TypeDB helps Origin Sciences build a cancer research platform that finds what conventional pipelines overlook

A new platform, built by Origin Sciences, shows how TypeDB enabled the development of a pathway-level methylation analysis system for colorectal cancer research, processing a 22 GB clinical dataset end-to-end in under an hour, and recovering oncogenic signals that conventional pipelines tend to overlook.
Origin Sciences is a leading genomics company developing early detection tools for colorectal cancer. Their OriCol™ device collects rectal mucus. Their research programme has produced peer-reviewed findings in Nature Communications, including the first published demonstration of CRC-associated methylation signal from that sample type, a finding published in Nature Communications. EpiGraph is the internal platform they built to make that kind of analysis tractable at scale.

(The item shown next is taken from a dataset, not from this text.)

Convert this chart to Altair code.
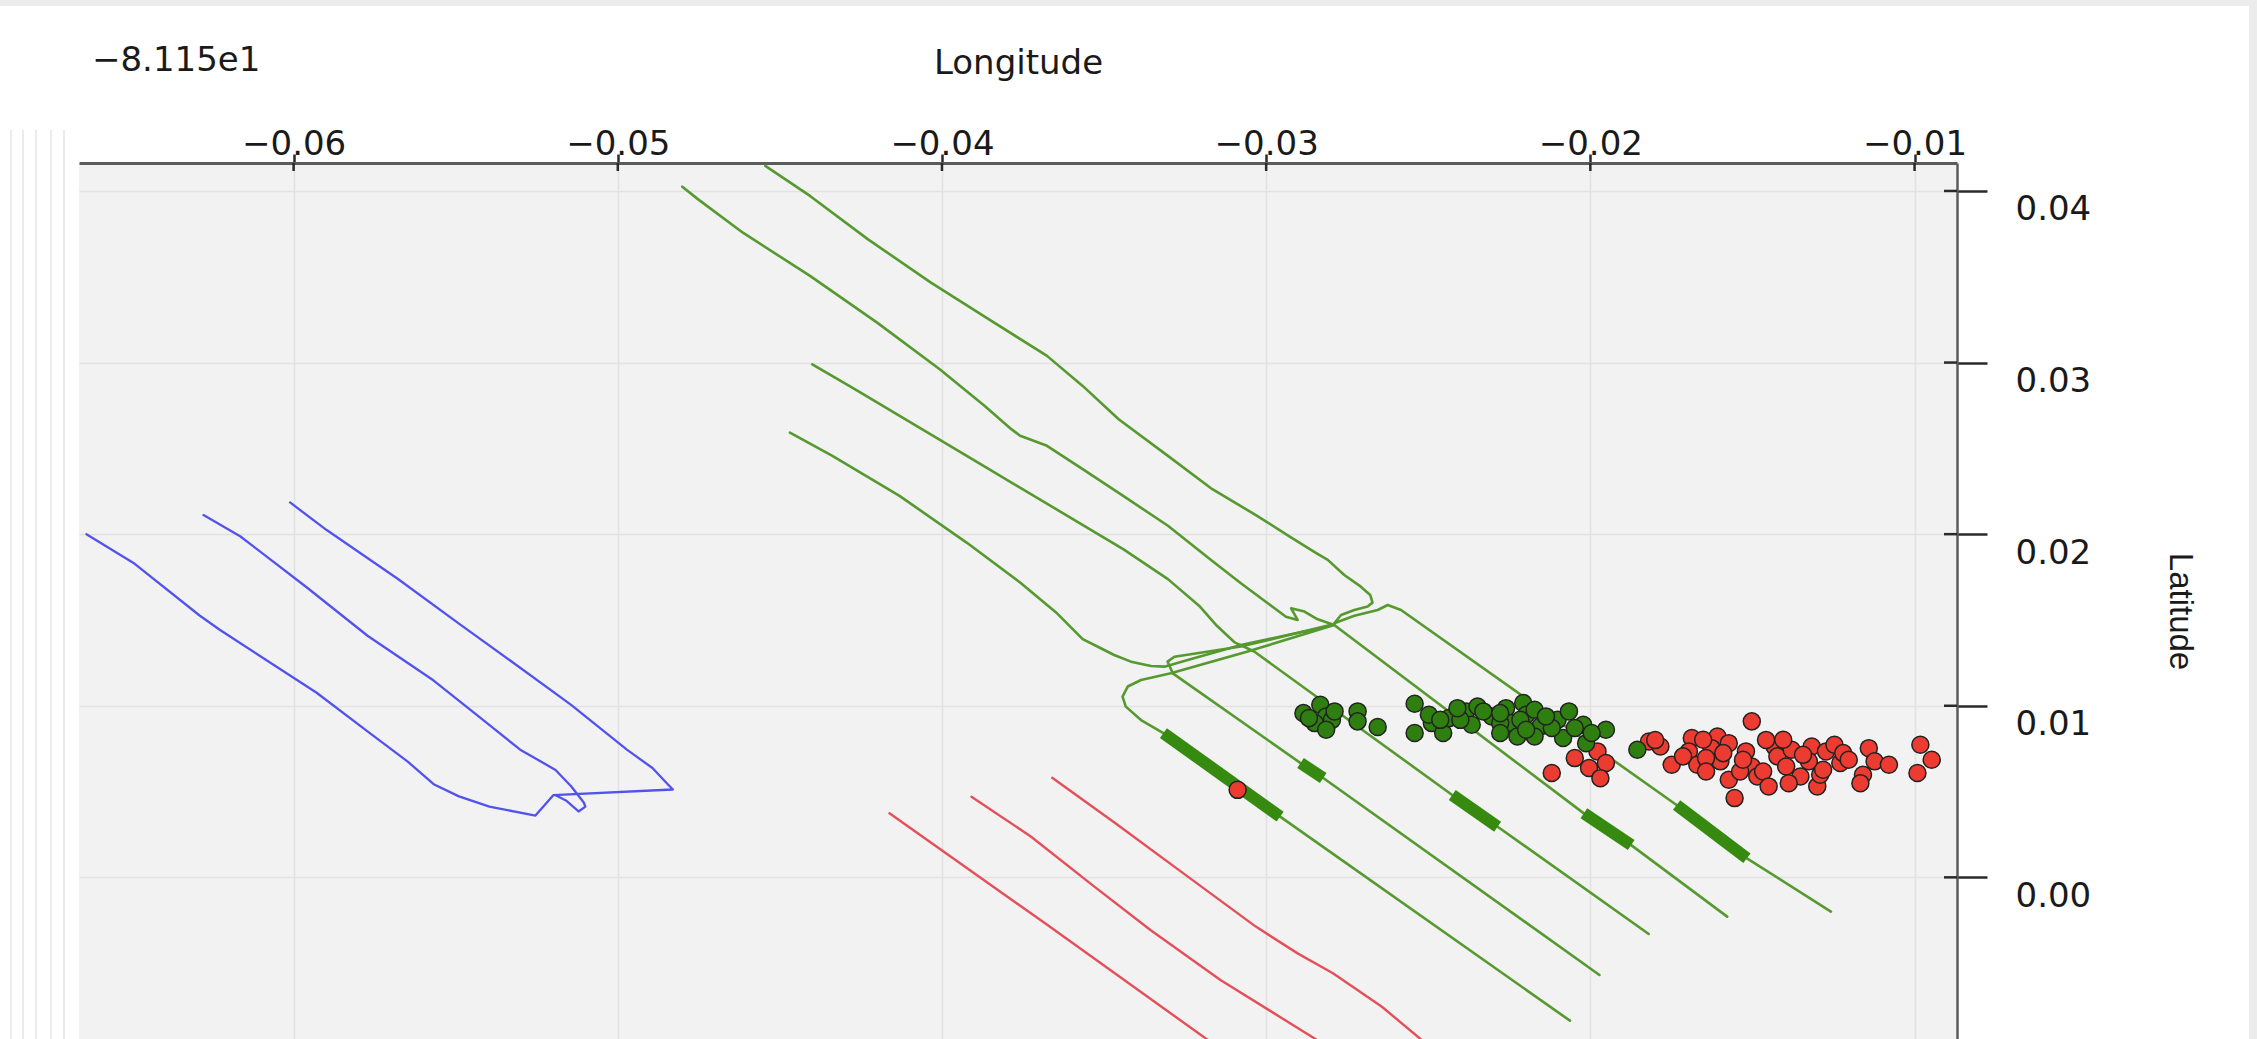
import altair as alt
import pandas as pd

# Longitudes are stored as offsets from -81.15 (shown as the "−8.115e1" offset label);
# latitudes are stored as displayed on the right axis.
OFFSET_LABEL = "\u22128.115e1"
X_TICKS = [-0.06, -0.05, -0.04, -0.03, -0.02, -0.01]
Y_TICKS = [0.00, 0.01, 0.02, 0.03, 0.04]

# --- blue tracks ---
blue_a_lon = [-0.06639, -0.06495, -0.06290, -0.06228, -0.06055, -0.05929, -0.05772, -0.05647,
              -0.05568, -0.05490, -0.05396, -0.05254, -0.05199, -0.04830, -0.04846, -0.04893,
              -0.04972, -0.05144, -0.05333, -0.05490, -0.05678, -0.05898, -0.06011]
blue_a_lat = [0.02000, 0.01834, 0.01526, 0.01443, 0.01230, 0.01076, 0.00851, 0.00673,
              0.00543, 0.00472, 0.00412, 0.00360, 0.00479, 0.00512, 0.00543, 0.00637,
              0.00744, 0.01005, 0.01265, 0.01479, 0.01739, 0.02024, 0.02185]
blue_b_lon = [-0.06278, -0.06165, -0.05961, -0.05772, -0.05568, -0.05411, -0.05301, -0.05192,
              -0.05144, -0.05105, -0.05100, -0.05121, -0.05160, -0.05192]
blue_b_lat = [0.02111, 0.01988, 0.01692, 0.01408, 0.01147, 0.00910, 0.00744, 0.00626,
              0.00531, 0.00436, 0.00412, 0.00384, 0.00448, 0.00479]

# --- red tracks ---
red_a_lon = [-0.04162, -0.03682, -0.03184, -0.03080]
red_a_lat = [0.00373, -0.00268, -0.00942, -0.01080]
red_b_lon = [-0.03909, -0.03725, -0.03530, -0.03357, -0.03141, -0.02848, -0.02760]
red_b_lat = [0.00470, 0.00237, -0.00054, -0.00307, -0.00598, -0.00942, -0.01060]
red_c_lon = [-0.03660, -0.03465, -0.03227, -0.03032, -0.02903, -0.02794, -0.02643, -0.02524, -0.02450]
red_c_lat = [0.00580, 0.00315, -0.00016, -0.00287, -0.00443, -0.00559, -0.00754, -0.00942, -0.01060]

# --- green tracks ---
green_a_lon = [-0.04545, -0.04407, -0.04228, -0.04034, -0.03855, -0.03676, -0.03566, -0.03455,
               -0.03303, -0.03166, -0.03028, -0.02931, -0.02848, -0.02810, -0.02759, -0.02708,
               -0.02679, -0.02672, -0.02687, -0.02728, -0.02769, -0.02790, -0.02728, -0.02656,
               -0.02625, -0.02584, -0.01734, -0.01517, -0.01258]
green_a_lat = [0.04146, 0.03971, 0.03718, 0.03466, 0.03252, 0.03039, 0.02864, 0.02670,
               0.02456, 0.02262, 0.02107, 0.01990, 0.01893, 0.01850, 0.01762, 0.01694,
               0.01646, 0.01601, 0.01578, 0.01558, 0.01529, 0.01481, 0.01524, 0.01558,
               0.01587, 0.01558, 0.00422, 0.00111, -0.00200]
green_b_lon = [-0.04801, -0.04752, -0.04614, -0.04407, -0.04200, -0.04007, -0.03869, -0.03786,
               -0.03759, -0.03676, -0.03566, -0.03441, -0.03303, -0.03170, -0.03078, -0.02995,
               -0.02939, -0.02903, -0.02923, -0.02882, -0.02841, -0.02790, -0.02020, -0.01874,
               -0.01578]
green_b_lat = [0.04025, 0.03951, 0.03757, 0.03505, 0.03233, 0.02961, 0.02748, 0.02612,
               0.02573, 0.02515, 0.02379, 0.02223, 0.02049, 0.01850, 0.01714, 0.01597,
               0.01519, 0.01500, 0.01568, 0.01549, 0.01504, 0.01471, 0.00373, 0.00188,
               -0.00229]
green_c_lon = [-0.04400, -0.04269, -0.04062, -0.03855, -0.03648, -0.03441, -0.03303, -0.03207,
               -0.03152, -0.03097, -0.03037, -0.02426, -0.02286, -0.01820]
green_c_lat = [0.02990, 0.02845, 0.02612, 0.02379, 0.02146, 0.01913, 0.01738, 0.01583,
               0.01466, 0.01369, 0.01316, 0.00480, 0.00295, -0.00330]
green_d_lon = [-0.04469, -0.04338, -0.04131, -0.03924, -0.03759, -0.03648, -0.03566, -0.03510,
               -0.03469, -0.03417, -0.03355, -0.03314, -0.03242, -0.03078, -0.02790, -0.03057,
               -0.03294, -0.03386, -0.03427, -0.03443, -0.03433, -0.03386, -0.03317, -0.02957,
               -0.02063]
green_d_lat = [0.02592, 0.02456, 0.02223, 0.01951, 0.01718, 0.01544, 0.01388, 0.01335,
               0.01296, 0.01257, 0.01232, 0.01228, 0.01267, 0.01354, 0.01471, 0.01316,
               0.01189, 0.01150, 0.01112, 0.01053, 0.00995, 0.00917, 0.00841, 0.00354,
               -0.00835]
green_e_lon = [-0.02790, -0.03078, -0.03283, -0.03304, -0.03288, -0.02894, -0.02824, -0.01972]
green_e_lat = [0.01476, 0.01345, 0.01286, 0.01257, 0.01189, 0.00666, 0.00579, -0.00569]

# bold stretches along the descending green tracks
bold_lon0 = [-0.03317, -0.02894, -0.02426, -0.02020, -0.01734]
bold_lat0 = [0.00841, 0.00666, 0.00480, 0.00373, 0.00422]
bold_lon1 = [-0.02957, -0.02824, -0.02286, -0.01874, -0.01517]
bold_lat1 = [0.00354, 0.00579, 0.00295, 0.00188, 0.00111]

# --- point observations ---
green_pts_lon = [-0.02885, -0.02833, -0.02815, -0.02850, -0.02797, -0.02815, -0.02718, -0.02718,
                 -0.02656, -0.02542, -0.02489, -0.02542, -0.02454, -0.02436, -0.02383, -0.02348,
                 -0.02366, -0.02304, -0.02260, -0.02207, -0.02198, -0.02242, -0.02172, -0.02154,
                 -0.02225, -0.02172, -0.02101, -0.02066, -0.02084, -0.02022, -0.02013, -0.01952,
                 -0.02119, -0.02278, -0.02401, -0.02330, -0.02498, -0.01855, -0.02868, -0.02789,
                 -0.02463, -0.02410, -0.02278, -0.02216, -0.02137, -0.02048, -0.01996, -0.02198,
                 -0.02278]
green_pts_lat = [0.00957, 0.01006, 0.00938, 0.00899, 0.00918, 0.00860, 0.00967, 0.00909,
                 0.00876, 0.01012, 0.00899, 0.00841, 0.00841, 0.00928, 0.00967, 0.00996,
                 0.00889, 0.00938, 0.00986, 0.01016, 0.00948, 0.00899, 0.00977, 0.00880,
                 0.00821, 0.00821, 0.00918, 0.00967, 0.00812, 0.00889, 0.00782, 0.00860,
                 0.00870, 0.00899, 0.00918, 0.00967, 0.00948, 0.00744, 0.00928, 0.00967,
                 0.00918, 0.00986, 0.00957, 0.00918, 0.00938, 0.00870, 0.00841, 0.00860,
                 0.00841]
red_pts_lon = [-0.03088, -0.02119, -0.02048, -0.01978, -0.02004, -0.01952, -0.01969, -0.01819,
               -0.01784, -0.01749, -0.01687, -0.01696, -0.01670, -0.01608, -0.01626, -0.01573,
               -0.01599, -0.01573, -0.01555, -0.01502, -0.01520, -0.01502, -0.01485, -0.01432,
               -0.01423, -0.01379, -0.01396, -0.01352, -0.01317, -0.01300, -0.01326, -0.01273,
               -0.01247, -0.01229, -0.01220, -0.01141, -0.01123, -0.01159, -0.01167, -0.01079,
               -0.00982, -0.00947, -0.00991, -0.01643, -0.01538, -0.01458, -0.01291, -0.01714,
               -0.01652, -0.01590, -0.01529, -0.01467, -0.01405, -0.01344, -0.01282, -0.01203,
               -0.01388, -0.01450, -0.01643, -0.01800]
red_pts_lat = [0.00510, 0.00608, 0.00695, 0.00734, 0.00637, 0.00666, 0.00578, 0.00792,
               0.00763, 0.00656, 0.00812, 0.00734, 0.00656, 0.00821, 0.00753, 0.00782,
               0.00676, 0.00569, 0.00462, 0.00909, 0.00734, 0.00646, 0.00588, 0.00763,
               0.00705, 0.00744, 0.00646, 0.00588, 0.00763, 0.00530, 0.00676, 0.00734,
               0.00773, 0.00666, 0.00724, 0.00753, 0.00676, 0.00598, 0.00549, 0.00656,
               0.00773, 0.00685, 0.00608, 0.00695, 0.00617, 0.00801, 0.00598, 0.00705,
               0.00802, 0.00724, 0.00685, 0.00617, 0.00802, 0.00714, 0.00627, 0.00685,
               0.00549, 0.00530, 0.00617, 0.00800]

# pale edges of the neighbouring 3-D panes, in pixels left of the plot
pane_edges_px = [-68, -56, -43, -28, -15]


def tracks(*pairs):
    rows = []
    for t, (lons, lats) in enumerate(pairs):
        for i, (x, y) in enumerate(zip(lons, lats)):
            rows.append({"lon": x, "lat": y, "track": t, "seq": i})
    return pd.DataFrame(rows)


W, H = 1878, 876
PAD_L, PAD_T = 79, 163
FONT = "DejaVu Sans"
INK = "#1a1a1a"

x_scale = alt.Scale(domain=[-0.06662, -0.00869], nice=False, zero=False)
y_scale = alt.Scale(domain=[-0.00942, 0.04163], nice=False, zero=False)

x_axis = alt.Axis(
    orient="top", values=X_TICKS, format=".2f", title="Longitude",
    titleFont=FONT, titleFontSize=34, titleFontWeight="normal", titleColor=INK,
    titleX=W / 2, titleY=-90, titleBaseline="alphabetic", titleAlign="center",
    labelFont=FONT, labelFontSize=34, labelColor=INK, labelBaseline="alphabetic",
    labelPadding=0, labelFlush=False, labelOverlap=False,
    tickSize=9, tickWidth=2.5, tickColor="#2a2a2a",
    domainColor="#5c5c5c", domainWidth=3,
    grid=True, gridColor="#e2e2e2", gridWidth=1.6,
)
y_axis = alt.Axis(
    orient="right", values=Y_TICKS, format=".2f", title="Latitude",
    titleFont="Liberation Sans", titleFontSize=33, titleFontWeight="normal", titleColor=INK,
    titleAngle=90, titleX=222, titleY=448, titleBaseline="middle", titleAlign="center",
    labelFont=FONT, labelFontSize=34, labelColor=INK, labelBaseline="alphabetic",
    labelOffset=29, labelPadding=28, labelFlush=False, labelOverlap=False,
    tickSize=30, tickWidth=2.5, tickColor="#2a2a2a",
    domainColor="#5c5c5c", domainWidth=2.5,
    grid=True, gridColor="#e2e2e2", gridWidth=1.6,
)


def X(field="lon"):
    return alt.X(f"{field}:Q", scale=x_scale, axis=x_axis)


def Y(field="lat"):
    return alt.Y(f"{field}:Q", scale=y_scale, axis=y_axis)


def line_layer(df, color, width):
    return alt.Chart(df).mark_line(color=color, strokeWidth=width, clip=True,
                                   strokeJoin="round", strokeCap="round").encode(
        x=X(), y=Y(), detail="track:N", order="seq:Q")


blue = line_layer(tracks((blue_a_lon, blue_a_lat), (blue_b_lon, blue_b_lat)), "#5252ee", 2.3)
red = line_layer(tracks((red_a_lon, red_a_lat), (red_b_lon, red_b_lat), (red_c_lon, red_c_lat)),
                 "#e4505a", 2.4)
green = line_layer(tracks((green_a_lon, green_a_lat), (green_b_lon, green_b_lat),
                          (green_c_lon, green_c_lat), (green_d_lon, green_d_lat),
                          (green_e_lon, green_e_lat)), "#55992f", 2.6)

bold = alt.Chart(pd.DataFrame({"lon": bold_lon0, "lat": bold_lat0,
                               "lon1": bold_lon1, "lat1": bold_lat1})).mark_rule(
    color="#368a10", strokeWidth=12, strokeCap="butt").encode(
    x=X(), y=Y(), x2="lon1:Q", y2="lat1:Q")

red_pts = alt.Chart(pd.DataFrame({"lon": red_pts_lon, "lat": red_pts_lat})).mark_circle(
    size=290, fill="#ec3b30", stroke="#222222", strokeWidth=1.5, opacity=1).encode(x=X(), y=Y())
green_pts = alt.Chart(pd.DataFrame({"lon": green_pts_lon, "lat": green_pts_lat})).mark_circle(
    size=290, fill="#2f7f10", stroke="#222222", strokeWidth=1.5, opacity=1).encode(x=X(), y=Y())

# inner halves of the tick marks (ticks cross the axis lines)
x_tick_in = alt.Chart(pd.DataFrame({"lon": X_TICKS})).mark_rule(
    color="#2a2a2a", strokeWidth=2.5).encode(x=X(), y=alt.value(0), y2=alt.value(8))
y_tick_in = alt.Chart(pd.DataFrame({"lat": Y_TICKS})).mark_rule(
    color="#2a2a2a", strokeWidth=2.5).encode(y=Y(), x=alt.value(W - 13), x2=alt.value(W))

panes = alt.Chart(pd.DataFrame({"px": pane_edges_px})).mark_rule(
    color="#e4e4e4", strokeWidth=1.5).encode(
    x=alt.X("px:Q", scale=None), y=alt.value(-33), y2=alt.value(H))

# thin grey border of the window along the top and right edges
frame = alt.Chart(pd.DataFrame({"x0": [-PAD_L, 2249 - PAD_L], "x1": [2257 - PAD_L, 2257 - PAD_L],
                                "y0": [-PAD_T, -PAD_T], "y1": [-PAD_T + 6, H]})).mark_rect(
    color="#ececec").encode(
    x=alt.X("x0:Q", scale=None), x2="x1:Q", y=alt.Y("y0:Q", scale=None), y2="y1:Q")

offset_text = alt.Chart(pd.DataFrame({"t": [OFFSET_LABEL]})).mark_text(
    align="left", baseline="alphabetic", font=FONT, fontSize=34, color=INK).encode(
    text="t:N", x=alt.value(13), y=alt.value(-92))

chart = alt.layer(
    frame, panes, blue, red, green, bold, red_pts, green_pts, x_tick_in, y_tick_in, offset_text
).properties(
    width=W, height=H, background="white",
    padding={"left": PAD_L, "top": PAD_T, "right": 2257 - PAD_L - W, "bottom": 0},
    autosize=alt.AutoSizeParams(type="none"),
).configure_view(fill="#f2f2f2", stroke=None)

chart.save("out.html", embed_options={"renderer": "svg", "actions": False})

Genome-scale methylation analysis sits at the intersection of two hard problems. The first is numerical; across millions of CpG sites and hundreds of samples that can’t be casually loaded into memory. The second is biological: raw genomic coordinates are meaningless without context when mapped to genes, promoters, CpG islands, pathways, and functional annotations, most of which is relationship structure rather than numbers. Most pipelines solve one at the cost of the other, which is the problem EpiGraph was built to avoid.
The dataset: 864 samples, ~4 million genomic sites, 22 GB of raw data drawn from three independent clinical studies.
Architecture
EpiGraph uses two storage layers, each chosen for its particular specialism.
TypeDB holds the biological structure, genes, pathways, CpG-to-region mappings, functional annotations, sample metadata. Parquet files, queried via DuckDB, hold the dense beta-value matrix. A thin Python layer bridges the two, pulling structure from the graph, slicing signal from columnar storage, and writing derived per-pathway features back into the graph as first-class entities.
The numerical work (gene aggregation and pathway over-representation) runs against the Parquet/DuckDB layer and completes in 139s and 101s respectively on a single workstation. The biological queries (pathway membership, CpG annotation, directional metadata) run against TypeDB and stay expressed in biological terms rather than hand-coded SQL joins.
TypeDB specifically shaped the design. The function construct makes transitive biological queries natural to express: a four-line TypeQL function replaces a recursive CTE. @values and @card constraints turn the schema into a specification of valid biology rather than a container for whatever happens to be inserted.
The TypeDB AI assistant compressed schema iteration substantially; the first working version of the full software stack (schema, loaders, analysis layer, reports, tests, CI) came together in a single engineering day.
What it found
Running against the full cohort:
- 4,850 genes reached FDR significance in the CRC-vs-control comparison across 49,371 gene-level features
- 1,152 further distinguished CRC from pre-cancerous polyps
- 11 Reactome pathways reached significance, clustering around PI3K/AKT, RAF/MAPK, and FGFR2 — the same growth-factor axes that recurrent driver mutations target in CRC, recovered from methylation data alone with no mutation-panel input
The FGFR2 result illustrates why the architecture matters. None of the seven genes involved would have been significant individually. In TypeDB, the relationship between gene and pathway is a first-class property of the graph. So, evaluated as a group, under a graph-native pathway-membership query, they produced a statistically significant and biologically coherent result that aligns with independent mutation-level knowledge of CRC driver biology. A gene-by-gene pipeline wouldn’t have surfaced it.
A direction-aware re-analysis added further signal. Using curated CpG-direction metadata stored directly in the graph, EpiGraph produced separate matrices for hyper- and hypo-methylated genes. 90% of hyper-methylated genes (FDR q < 0.05) carried cohort-level CRC signal, against 3.5% of hypo-methylated genes. The canonical CRC-CIMP pattern, surfaced from a single pre-specified graph property rather than derived from the cohort data.
The same per-sample pathway feature vector also functions as a cohort QC layer. Samples whose pathway-level signature is inconsistent with their recorded group can be flagged for provenance and labelling review. Because every feature is defined in biological terms, anomalies arrive with an immediate biological handle, faster to triage than inspecting anonymous statistical outliers.
On choosing TypeDB
“I evaluated property-graph alternatives before committing to TypeDB. The difference was constraint enforcement. In a property graph, controlled vocabularies and cardinality rules live in your application code — you find out they’re broken late. In TypeDB, they live in the schema. For a biological domain with real structure, that’s not a developer-experience nicety. It’s a correctness feature.”
— Andrew Page, Origin Sciences
The constraint enforcement point generalises beyond biology. Any domain where the data has real structure – controlled vocabularies, typed relationships, cardinality rules that mean something – benefits from encoding that structure at the schema layer rather than the application layer. EpiGraph is a concrete example of what that looks like in practice.
EpiGraph is open source under MIT licence: github.com/originsciences/epigraph. The full technical whitepaper is available from Origin Sciences on request.